Billy Corgan and Spirits in The Sky
The Hotel Cafe, LA
August 31, 2009
It’s not often a rock band plays The Hotel Cafe. I may have just pissed off some bands that play The Hotel Cafe. However, it is rare that a true, plugged-in rock show takes place at the small venue most often recognized as the home of outstanding singer-songwriters.
But, it has happened: Perry Farrell has made a couple guest appearances at The Hotel Cafe, including one time with his side project, Satellite Party; Billy Corgan has played there previously (although it was a mellow, acoustic, solo show); Pete Townshend has stepped foot on that stage a few times; Butch Walker had people standing on tables at one time; and Cypress Hill once turned the intimate room into a hip-hop club.
Yet, for the most part The Hotel Cafe is a place where people watch quietly as songwriters sing about break-ups and alcohol. The beginning of tonight’s show was in line with that vibe, although rather than droning on about heartbreak, Corgan sang melodically about love.
Corgan was joined on-stage by Dave Navarro, 19-year old Mike Byrne from Portland who was chosen to play drums in the band after Corgan placed an open-call for drummers online, Mark Weitz on keyboards, Kerry Brown on percussion, Ysanne Spevak on violin, Linda Strawberry on backing vocals, Kevin Dippold on flute and mandolin, and bassist Mark Tulin.
When the mellow set of songs about love, devotion, and dreams came to an end Corgan had a surprise for the audience. Well, it wasn’t a surprise to everyone, just to those of us who didn’t see his note on SmashingPumpkins.com today: “The tour ought to end with a bang though, as tonight marks the faux Halloween show! Everyone is expected to show up in costume and there will be a costume contest held during the show.”
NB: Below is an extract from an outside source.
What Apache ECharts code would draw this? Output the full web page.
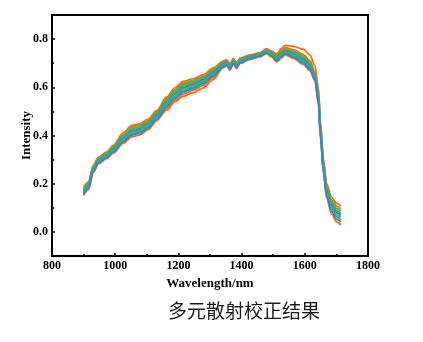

Corgan said he only expected seven people to show up in costume. Instead, there were about 50 people dressed in costumes ranging from an elderly angel to a pregnant alien. While unnecessary, the costume contest was entertaining, especially with Corgan’s sarcastic banter.
Throughout the show there was “that one guy” who kept disturbing the peace by shouting out obnoxious comments. So when the guy belted out, “What’s your costume, Billy?” Corgan responded, “My costume is a guy who fuckin’ hates you. . . it’s a little subtle, but I hope you feel it. . .” That was the last we heard from “that guy.”
The costume contest wasn’t the only form of audience participation. Corgan also enlisted the crowd to sing along to one of the songs. He got everybody going, singing “oh, oh, oh” and then realized he may have asked the audience to sing too many rounds. “It seems I made a rare mistake,” Corgan admitted.
After the costume contest Spirits in The Sky turned on the rock show. Navarro and Corgan crushed it on electric guitars. At one point, Corgan requested the bow from Spevak’s violin – and I don’t use words like this lightly (or ever, actually) – shredded.
The band played for 2 hours. Or just under 2-hours when you factor in the costume contest. When the band exited the stage, the house music came on and the musicians all went back to the dressing room instead of staying at the side of the stage, behind the curtain. This is usually a sign that show has ended and at least half the audience left. But the loudest yellers remained and did not stop screaming or clapping until Spirits in The Sky returned for one more song.
“You asked for it. . . ” Corgan warned.